**GOAL OF THE EXERCISE:**
Search the material below for the word "matplotlib". Copy every line that has it.

**DATA EXTRACT:**
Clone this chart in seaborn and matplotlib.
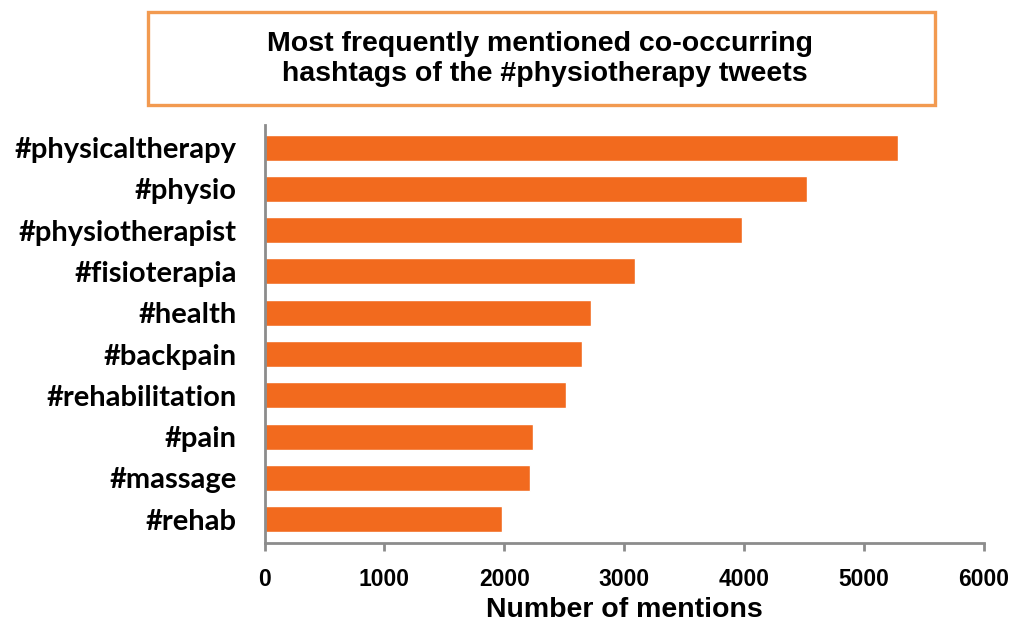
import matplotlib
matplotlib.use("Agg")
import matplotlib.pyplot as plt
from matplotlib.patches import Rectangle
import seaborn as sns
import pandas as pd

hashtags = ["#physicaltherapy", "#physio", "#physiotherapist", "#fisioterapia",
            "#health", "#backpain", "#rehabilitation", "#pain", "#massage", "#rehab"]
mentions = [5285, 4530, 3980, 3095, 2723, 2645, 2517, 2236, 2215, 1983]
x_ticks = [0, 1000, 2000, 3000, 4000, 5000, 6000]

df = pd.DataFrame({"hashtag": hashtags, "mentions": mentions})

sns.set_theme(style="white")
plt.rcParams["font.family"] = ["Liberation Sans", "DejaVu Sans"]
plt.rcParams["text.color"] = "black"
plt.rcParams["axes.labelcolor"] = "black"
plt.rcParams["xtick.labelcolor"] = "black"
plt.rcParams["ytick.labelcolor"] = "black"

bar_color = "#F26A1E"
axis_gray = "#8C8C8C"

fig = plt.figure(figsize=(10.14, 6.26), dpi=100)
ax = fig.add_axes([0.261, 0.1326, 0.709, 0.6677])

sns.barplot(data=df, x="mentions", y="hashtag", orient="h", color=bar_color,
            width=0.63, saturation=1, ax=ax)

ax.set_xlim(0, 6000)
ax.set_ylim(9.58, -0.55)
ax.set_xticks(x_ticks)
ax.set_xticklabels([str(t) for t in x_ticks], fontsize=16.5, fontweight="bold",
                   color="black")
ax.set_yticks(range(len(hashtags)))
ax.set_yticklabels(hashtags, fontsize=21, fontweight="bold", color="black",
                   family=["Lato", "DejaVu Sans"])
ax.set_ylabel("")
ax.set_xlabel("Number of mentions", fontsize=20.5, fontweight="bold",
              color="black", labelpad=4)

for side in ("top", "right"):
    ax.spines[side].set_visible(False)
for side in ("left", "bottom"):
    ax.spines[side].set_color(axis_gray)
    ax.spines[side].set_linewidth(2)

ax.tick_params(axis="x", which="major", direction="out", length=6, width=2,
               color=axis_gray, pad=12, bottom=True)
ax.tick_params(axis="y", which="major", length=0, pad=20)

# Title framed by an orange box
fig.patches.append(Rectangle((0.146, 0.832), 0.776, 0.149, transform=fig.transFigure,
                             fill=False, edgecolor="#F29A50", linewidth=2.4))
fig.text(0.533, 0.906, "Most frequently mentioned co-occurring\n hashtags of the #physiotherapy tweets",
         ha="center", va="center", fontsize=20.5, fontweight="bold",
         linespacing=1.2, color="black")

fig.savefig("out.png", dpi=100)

**EXERCISE RESULT:**
Clone this chart in seaborn and matplotlib.
import matplotlib
matplotlib.use("Agg")
import matplotlib.pyplot as plt
from matplotlib.patches import Rectangle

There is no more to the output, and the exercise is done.